You can easily find the salaries of recruiters at FB. They're half of the base of an L3 with no RSUs. So sure recruiters are tech workers that are better paid than eg the service staff but let's not pretend there's not a two class system at FAANG.


This is not even remotely accurate, see https://www.levels.fyi/comp.html?track=Recruiter&search=Face....

Recruiters at FB seem to earn ~50-60% of the total compensation of Engineers at equivalent levels, doing a bit better at the bottom of the ladder (I don't see a single IC3 recruiter earning under $100k in the US; they'd have to be earning ~60k to be earning "half of the base of an L3 with no RSUs").


>Recruiters at FB seem to earn ~50-60% of the total compensation of Engineers at equivalent levels

...

>they'd have to be earning ~60k to be earning "half of the base of an L3 with no RSUs"

The people that email you are not L3s. They're actually often contractors. When they're not they're definitely L1s (or maybe L2s since I think L1s are actually service staff).


If they're contractors I can't "easily" find their salaries, since they aren't listed on levels.fyi (and other sources e.g. glassdoor are grossly unreliable). And, uh, I think the proper point of comparison there would be to line them up with the compensation of contractor devs; from what I hear they also earn substantially less than FTEs.


initially it is that yes.

but it's the recruiter who decided to play along despite that. At that point OP has no choice but to elaborate and counter the 'criticizing from outside' thing


And who could blame them? I'm sure recruiters at most companies have a litany of responses they use based on the tone of the candidate. They get paid on how many people they can get into the interviews, accept an offer, and stay X months past their start date. Why wouldn't they use form responses on the off chance it works?

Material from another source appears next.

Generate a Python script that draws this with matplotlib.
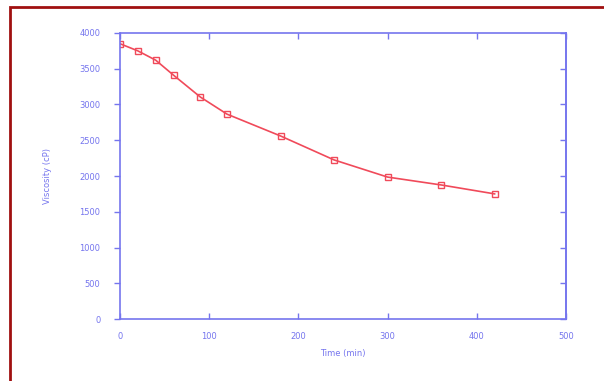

No choice but to create content for hacker news


Also he works for google, so he firmly believes his company is so much better than facebook so he need to have a big write-up to educate a hr there.


> Also he works for google, so he firmly believes his company is so much better than facebook so he need to have a big write-up to educate a hr there.

The author of this post, George Mandis, DOES NOT work at Google.

They are a “Google Developer Expert”, which is a person recognized by Google as having exemplary expertise in one or more of their Google Developers products. GDEs are awarded through the Google Developers Experts program established and administered by Google.

Anyone with a relevant background in web development can become a GDE.

Eligibility criteria → https://en.wikipedia.org/wiki/Google_Developer_Expert#Eligib...


Most effort I have seen anyone put into telling a recruiter they are not interested in a job. Well, got a blog out of it.

Wonder if they have similar conversations with recruiters from all other companies, would be great to see those published.